R handles different types of data differently. Let’s explore what happens when we mix data types.

2.2.1 Working with mixed data types

  1. Create character data (1 point): Create a character vector called id_codes containing these values: “101”, “14A”, “003”, “27”. These might represent product codes or participant IDs.
# your code here
  1. Check the data type (1 point): What class is id_codes? Use the appropriate function to find out.
# your code here
  1. Attempt type conversion (1 point): Try to convert these ID codes to numeric values. Use as.numeric() function. Store the result as id_codes_num. What happens?
# your code here
  1. Count the problems (1 point): How many NA (missing) values appeared after the conversion? This tells us how many codes couldn’t be converted.
# your code here
  1. Identify the culprits (1 point): Which original entries caused the NAs? Why do you think R couldn’t convert them?
# your code here

2.2.2 Working with ordered categories

Many survey questions use ordered response scales (like “low”, “medium”, “high”). R has a special data type for these: ordered factors.

  1. Create satisfaction data (1 point): Create a character vector called satisfy that contains six satisfaction ratings in this order: “low”, “high”, “medium”, “high”, “low”, “medium”. This represents survey responses about satisfaction levels from six respondents.
# your code here
  1. Convert to ordered factor (1 point): Convert this to an ordered factor called satisfy_fct where the order is: low < medium < high. This tells R that these categories have a meaningful order.
# your code here
  1. Convert to numeric scores (1 point): Sometimes we need numeric values for analysis. Print this numeric version back out. Which number do you think corresponds “high”? Why do you think that?
# your code here

3 Part 2: Analyzing Real Survey Data

Now we’ll apply our skills to real data from the 2024 Cooperative Congressional Election Study (CCES), one of the most important political surveys in the United States. This survey interviews tens of thousands of Americans about their political attitudes and behaviors.
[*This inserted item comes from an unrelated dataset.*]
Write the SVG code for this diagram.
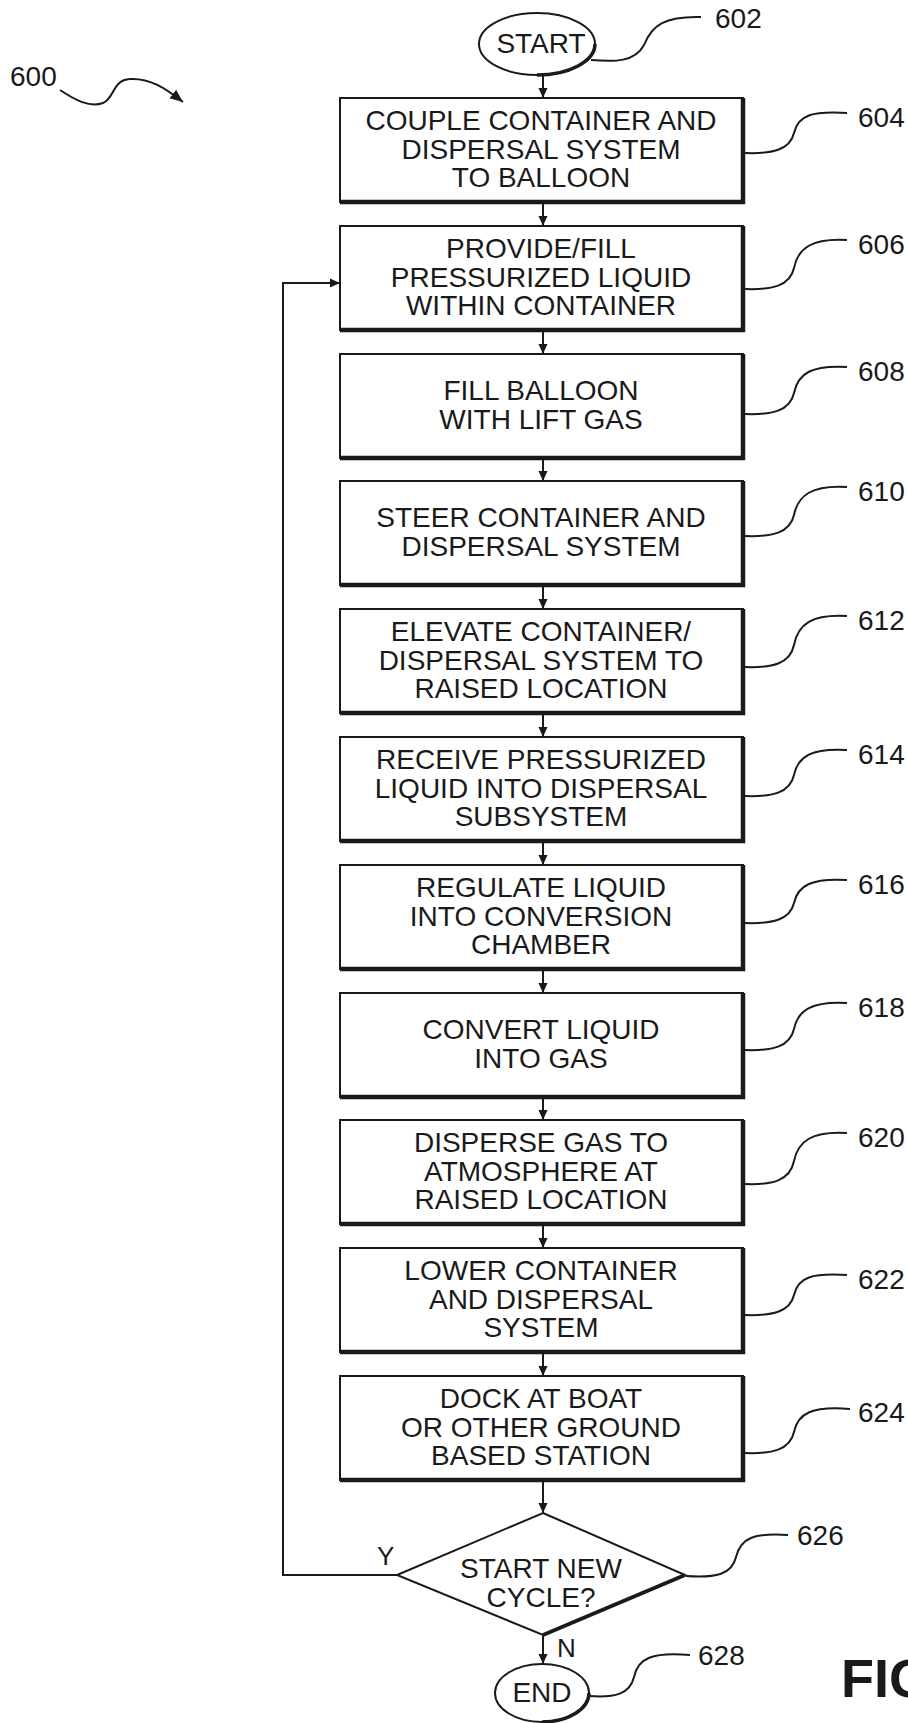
<svg xmlns="http://www.w3.org/2000/svg" width="908" height="1723" viewBox="0 0 908 1723">
<style>
.bx{fill:#fff;stroke:#1a1a1a;stroke-width:2}
.sh{fill:none;stroke:#1a1a1a;stroke-width:4.5;stroke-linejoin:miter}
.t{font-family:"Liberation Sans",Arial,sans-serif;font-size:28px;fill:#1a1a1a;text-anchor:middle}
.lb{font-family:"Liberation Sans",Arial,sans-serif;font-size:28px;fill:#1a1a1a}
.ld{fill:none;stroke:#1a1a1a;stroke-width:2}
.cn{fill:none;stroke:#1a1a1a;stroke-width:2}
.fig{font-family:"Liberation Sans",Arial,sans-serif;font-size:54px;font-weight:bold;fill:#1a1a1a}
</style>
<defs>
<marker id="ar" markerUnits="userSpaceOnUse" markerWidth="10" markerHeight="10" refX="10" refY="5" orient="auto">
<path d="M0,0.5 L10,5 L0,9.5 z" fill="#1a1a1a"/>
</marker>
<marker id="ar2" markerUnits="userSpaceOnUse" markerWidth="14" markerHeight="12" refX="13" refY="6" orient="auto">
<path d="M0,0.5 L13,6 L0,11.5 z" fill="#1a1a1a"/>
</marker>
</defs>

<g id="ref600">
<text class="lb" x="10" y="86">600</text>
<path class="ld" d="M60,90 C75,100 90,108 103,103 C115,98 112,80 130,79 C150,78 165,88 183,102" marker-end="url(#ar2)"/>
</g>

<g id="connectors">
<line class="cn" x1="543" y1="75" x2="543" y2="98" marker-end="url(#ar)"/>
<line class="cn" x1="543" y1="202" x2="543" y2="226" marker-end="url(#ar)"/>
<line class="cn" x1="543" y1="330" x2="543" y2="354" marker-end="url(#ar)"/>
<line class="cn" x1="543" y1="458" x2="543" y2="481" marker-end="url(#ar)"/>
<line class="cn" x1="543" y1="585" x2="543" y2="609" marker-end="url(#ar)"/>
<line class="cn" x1="543" y1="713" x2="543" y2="737" marker-end="url(#ar)"/>
<line class="cn" x1="543" y1="841" x2="543" y2="865" marker-end="url(#ar)"/>
<line class="cn" x1="543" y1="969" x2="543" y2="993" marker-end="url(#ar)"/>
<line class="cn" x1="543" y1="1097" x2="543" y2="1120" marker-end="url(#ar)"/>
<line class="cn" x1="543" y1="1224" x2="543" y2="1248" marker-end="url(#ar)"/>
<line class="cn" x1="543" y1="1352" x2="543" y2="1376" marker-end="url(#ar)"/>
<line class="cn" x1="543" y1="1480" x2="543" y2="1513" marker-end="url(#ar)"/>
<line class="cn" x1="543" y1="1635" x2="543" y2="1664" marker-end="url(#ar)"/>
<polyline class="cn" points="397,1575 283,1575 283,283 340,283" marker-end="url(#ar)"/>
<text class="lb" x="377" y="1565" style="font-size:26px">Y</text>
<text class="lb" x="557" y="1657" style="font-size:26px">N</text>
</g>

<g id="n602">
<ellipse cx="537" cy="44" rx="58" ry="31" class="bx"/>
<path class="sh" d="M595,44 A58,31 0 0 1 537,75" style="stroke-width:3.5"/>
<text class="t" x="541" y="53">START</text>
<path class="ld" d="M591,60 C615,62 635,62 644,45 C652,25 665,16 701,17"/>
<text class="lb" x="715" y="28">602</text>
</g>

<g id="n604">
<rect class="bx" x="340" y="98" width="403" height="104"/>
<polyline class="sh" points="743,98 743,202 340,202"/>
<text class="t" x="541" y="130">COUPLE CONTAINER AND</text>
<text class="t" x="541" y="158.5">DISPERSAL SYSTEM</text>
<text class="t" x="541" y="187">TO BALLOON</text>
<path class="ld" d="M745,153 C772,154 790,150 794,133 C798,115 812,111 847,113"/>
<text class="lb" x="858" y="127">604</text>
</g>

<g id="n606">
<rect class="bx" x="340" y="226" width="403" height="104"/>
<polyline class="sh" points="743,226 743,330 340,330"/>
<text class="t" x="541" y="258">PROVIDE/FILL</text>
<text class="t" x="541" y="286.5">PRESSURIZED LIQUID</text>
<text class="t" x="541" y="315">WITHIN CONTAINER</text>
<path class="ld" d="M745,289 C772,290 790,286 794,268 C798,248 812,238 847,240"/>
<text class="lb" x="858" y="254">606</text>
</g>

<g id="n608">
<rect class="bx" x="340" y="354" width="403" height="104"/>
<polyline class="sh" points="743,354 743,458 340,458"/>
<text class="t" x="541" y="400">FILL BALLOON</text>
<text class="t" x="541" y="428.5">WITH LIFT GAS</text>
<path class="ld" d="M745,414 C772,415 790,411 794,393 C798,373 812,365 847,367"/>
<text class="lb" x="858" y="381">608</text>
</g>

<g id="n610">
<rect class="bx" x="340" y="481" width="403" height="104"/>
<polyline class="sh" points="743,481 743,585 340,585"/>
<text class="t" x="541" y="527">STEER CONTAINER AND</text>
<text class="t" x="541" y="555.5">DISPERSAL SYSTEM</text>
<path class="ld" d="M745,536 C772,537 790,533 794,515 C798,495 812,485 847,487"/>
<text class="lb" x="858" y="501">610</text>
</g>

<g id="n612">
<rect class="bx" x="340" y="609" width="403" height="104"/>
<polyline class="sh" points="743,609 743,713 340,713"/>
<text class="t" x="541" y="641">ELEVATE CONTAINER/</text>
<text class="t" x="541" y="669.5">DISPERSAL SYSTEM TO</text>
<text class="t" x="541" y="698">RAISED LOCATION</text>
<path class="ld" d="M745,667 C772,668 790,664 794,645 C798,624 812,614 847,616"/>
<text class="lb" x="858" y="630">612</text>
</g>

<g id="n614">
<rect class="bx" x="340" y="737" width="403" height="104"/>
<polyline class="sh" points="743,737 743,841 340,841"/>
<text class="t" x="541" y="769">RECEIVE PRESSURIZED</text>
<text class="t" x="541" y="797.5">LIQUID INTO DISPERSAL</text>
<text class="t" x="541" y="826">SUBSYSTEM</text>
<path class="ld" d="M745,796 C772,797 790,793 794,775 C798,756 812,748 847,750"/>
<text class="lb" x="858" y="764">614</text>
</g>

<g id="n616">
<rect class="bx" x="340" y="865" width="403" height="104"/>
<polyline class="sh" points="743,865 743,969 340,969"/>
<text class="t" x="541" y="897">REGULATE LIQUID</text>
<text class="t" x="541" y="925.5">INTO CONVERSION</text>
<text class="t" x="541" y="954">CHAMBER</text>
<path class="ld" d="M745,923 C772,924 790,920 794,903 C798,885 812,878 847,880"/>
<text class="lb" x="858" y="894">616</text>
</g>

<g id="n618">
<rect class="bx" x="340" y="993" width="403" height="104"/>
<polyline class="sh" points="743,993 743,1097 340,1097"/>
<text class="t" x="541" y="1039">CONVERT LIQUID</text>
<text class="t" x="541" y="1067.5">INTO GAS</text>
<path class="ld" d="M745,1050 C772,1051 790,1047 794,1029 C798,1010 812,1001 847,1003"/>
<text class="lb" x="858" y="1017">618</text>
</g>

<g id="n620">
<rect class="bx" x="340" y="1120" width="403" height="104"/>
<polyline class="sh" points="743,1120 743,1224 340,1224"/>
<text class="t" x="541" y="1152">DISPERSE GAS TO</text>
<text class="t" x="541" y="1180.5">ATMOSPHERE AT</text>
<text class="t" x="541" y="1209">RAISED LOCATION</text>
<path class="ld" d="M745,1184 C772,1185 790,1181 794,1161 C798,1141 812,1131 847,1133"/>
<text class="lb" x="858" y="1147">620</text>
</g>

<g id="n622">
<rect class="bx" x="340" y="1248" width="403" height="104"/>
<polyline class="sh" points="743,1248 743,1352 340,1352"/>
<text class="t" x="541" y="1280">LOWER CONTAINER</text>
<text class="t" x="541" y="1308.5">AND DISPERSAL</text>
<text class="t" x="541" y="1337">SYSTEM</text>
<path class="ld" d="M745,1315 C772,1316 790,1312 794,1295 C798,1277 812,1273 847,1275"/>
<text class="lb" x="858" y="1289">622</text>
</g>

<g id="n624">
<rect class="bx" x="340" y="1376" width="403" height="104"/>
<polyline class="sh" points="743,1376 743,1480 340,1480"/>
<text class="t" x="541" y="1408">DOCK AT BOAT</text>
<text class="t" x="541" y="1436.5">OR OTHER GROUND</text>
<text class="t" x="541" y="1465">BASED STATION</text>
<path class="ld" d="M745,1453 C772,1454 790,1450 794,1432 C798,1413 812,1406 850,1409"/>
<text class="lb" x="858" y="1422">624</text>
</g>

<g id="n626">
<polygon class="bx" points="543,1513 685,1575 543,1635 397,1575"/>
<polyline class="sh" points="685,1575 543,1635" style="stroke-width:4"/>
<text class="t" x="541" y="1578">START NEW</text>
<text class="t" x="541" y="1607">CYCLE?</text>
<path class="ld" d="M686,1576 C715,1578 732,1575 736,1557 C741,1537 755,1533 788,1535"/>
<text class="lb" x="797" y="1545">626</text>
</g>

<g id="n628">
<ellipse cx="542" cy="1693" rx="47" ry="29" class="bx"/>
<path class="sh" d="M589,1693 A47,29 0 0 1 542,1722" style="stroke-width:3.5"/>
<text class="t" x="542" y="1702">END</text>
<path class="ld" d="M589,1696 C615,1698 630,1694 634,1677 C638,1658 652,1652 690,1655"/>
<text class="lb" x="698" y="1665">628</text>
</g>

<text class="fig" x="841" y="1697">FIG</text>
</svg>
3.1 Understanding the Data

The CCES dataset includes these variables:

  • pid7: Party identification (1=Strong Democrat to 7=Strong Republican)
  • birthyr: Birth year (four-digit year)
  • votereg: Voter registration (1=registered, 0=not registered)
  • gender4: Gender identity (1=Man, 2=Woman, 3=Non-binary, 4=Other)
  • educ: Education (1=Less than HS to 6=Postgraduate degree)
  • race: Race/ethnicity (1=White, 2=Black, 3=Hispanic, 4=Asian, 5=Native American, 6=Middle Eastern, 7=Two or more races, 8=Other)
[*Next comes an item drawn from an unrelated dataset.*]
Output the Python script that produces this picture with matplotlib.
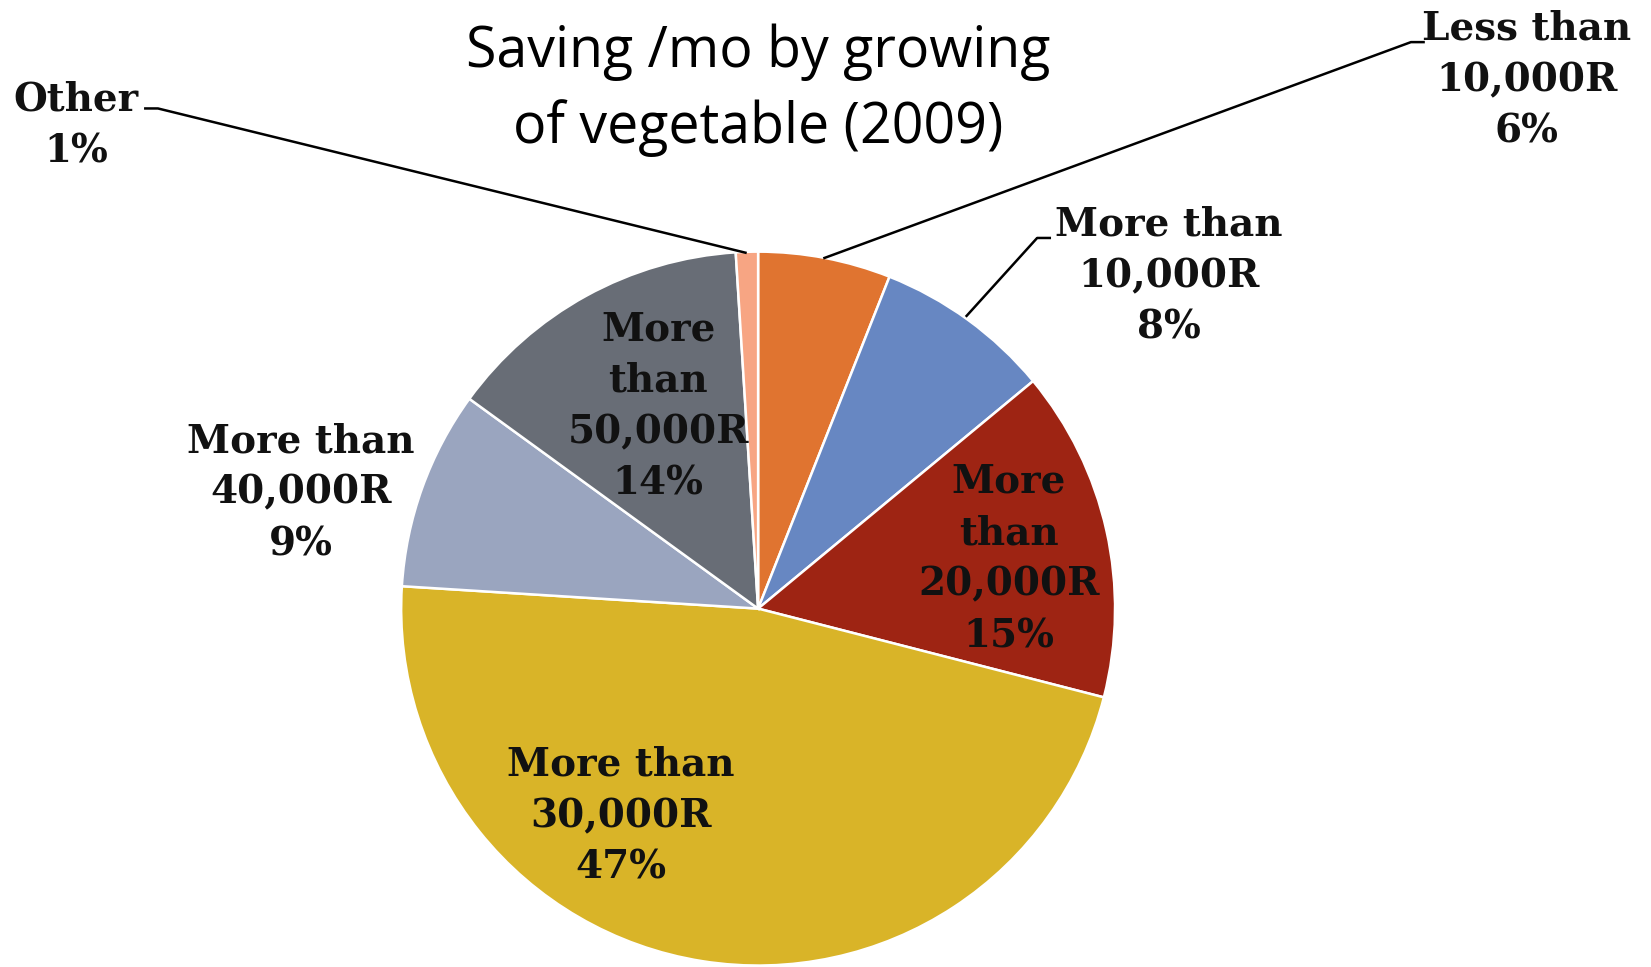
import matplotlib.pyplot as plt

# Data
labels = ["Less than\n10,000R", "More than\n10,000R", "More\nthan\n20,000R",
          "More than\n30,000R", "More than\n40,000R", "More\nthan\n50,000R", "Other"]
shares = [6, 8, 15, 47, 9, 14, 1]
colors = ["#E07430", "#6787C2", "#9E2413", "#D9B428", "#9AA5BF", "#686D76", "#F7A583"]

W, H = 1651, 967
S = 1651 / 1568  # layout was measured on a 1568 px wide copy

# label centres (measured pixels, y from top)
label_pos = [(1450, 76), (1110, 262), (958, 531), (590, 775), (286, 468), (625, 386), (72, 119)]


def px(x, y):
    return x * S, H - y * S


def main():
    fig = plt.figure(figsize=(W / 100, H / 100), dpi=100)
    ax = fig.add_axes([0, 0, 1, 1])

    cx, cy = px(720, 578)
    r = 339 * S
    ax.pie(shares, colors=colors, startangle=90, counterclock=False,
           center=(cx, cy), radius=r, frame=True,
           wedgeprops=dict(edgecolor="white", linewidth=1.8))
    ax.set_xlim(0, W)
    ax.set_ylim(0, H)
    ax.set_aspect("equal")
    ax.axis("off")

    for lab, val, (x, y) in zip(labels, shares, label_pos):
        tx, ty = px(x, y)
        ax.text(tx, ty, f"{lab}\n{val}%", ha="center", va="center",
                fontsize=28, fontweight="bold", family="DejaVu Serif",
                color="#111111", linespacing=1.45)

    # leader lines
    leaders = [
        [(783, 245), (1340, 40), (1352, 40)],
        [(918, 300), (985, 226), (997, 226)],
        [(708, 240), (150, 103), (138, 103)],
    ]
    for pts in leaders:
        xy = [px(a, b) for a, b in pts]
        ax.plot([p[0] for p in xy], [p[1] for p in xy], color="black", linewidth=1.8)

    tx, ty = px(720, 86)
    ax.text(tx, ty, "Saving /mo by growing\nof vegetable (2009)", ha="center",
            va="center", fontsize=40, family="Open Sans", color="black",
            linespacing=1.42)

    fig.savefig("out.png", dpi=100)


if __name__ == "__main__":
    main()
3.2 Loading and exploring the data

  1. Import the dataset (3 points): Load the CCES data and get familiar with its structure:
    • Load cces_short.csv using read.csv() using the row.names = 1 option
    • Display the first 6 rows to preview the data
    • Show all variable names
# your code here

3.3 Preparing variables for analysis

  1. Convert to appropriate data types (4 points): Most of these variables represent categories, not quantities. Convert pid7, votereg, gender4, educ, and race to factors. Keep birthyr as numeric since it represents an actual year.
# your code here

3.4 Creating new variables

  1. Calculate respondent ages (2 points): Create a new variable called age by subtracting birth year from 2024. Then calculate the average age of respondents (remember to handle any missing values).
# your code here

3.5 Comparing political groups

  1. Create partisan subsets (2 points): Let’s compare Democrats and Republicans. Create two new data frames:
    • democrats: respondents with pid7 values 1, 2, or 3 (Strong Dem, Not very strong Dem, Lean Dem)
    • republicans: respondents with pid7 values 5, 6, or 7 (Lean Rep, Not very strong Rep, Strong Rep)
# your code here
  1. Analyze voter registration (3 points): Calculate the average age of voters in each partisan group. Which group is older? What might explain this difference?
# your code here

3.6 Working with Tidyverse

The tidyverse provides powerful tools for data manipulation. Let’s explore how it can make our analysis more efficient.

  1. Load tidyverse and practice selection (4 points):
    • Load the tidyverse package
    • Use tidyverse to select only pid7, birthyr, and votereg columns
    • Filter to show only respondents born after 1990 (not including the year 1990)
    • Assign this dataset to cces_small

3.7 Advanced logical operations

  1. Identify strong partisans (2 points): Use your dataset people born after 1990. Create a logical variable partisan that equals TRUE for Strong Democrats (pid7==1) OR Strong Republicans (pid7==7), and FALSE for everyone else. What proportion of respondents are strongly partisan (Don’t forget to remove the NA)?
# your code here
  1. Complex filtering (3 points): Create a subset called target_voters that includes only people meeting ALL these criteria:
    • Are registered to vote
    • Were born after 2000
    • Are NOT Strong Republicans (pid7 != 7)
    How many rows are left?
# your code here

3.8 Saving your work

  1. Export cleaned data (2 points): Save target_voters data as cces_short_clean.csv for future analysis.
# your code here

4 Reflection

After completing this problem set, you should be comfortable with:

  • Creating and manipulating vectors
  • Converting between data types
  • Loading and exploring real datasets
  • Creating new variables
  • Using logical operations to subset data
  • Basic tidyverse operations
  • Saving processed data for future use

These skills form the foundation for all the data analysis we’ll do throughout the course!

5 AI Usage Declaration

Please answer the following questions about your use of AI tools on this assignment:

  1. AI Usage Level (select one):
  • No use - I completed this assignment without any AI assistance
  • Checking - I used AI only to check my work after completing problems
  • Some use - I used AI for hints or help on specific problems
  • Heavy use - I used AI extensively throughout the assignment
  1. AI System Used (if applicable):

[Your text here]

  1. Reflection on AI use (2-3 sentences): If you used AI, briefly describe whether you found it helpful for learning the material. If you didn’t use AI, you can skip this or explain why you chose not to use it.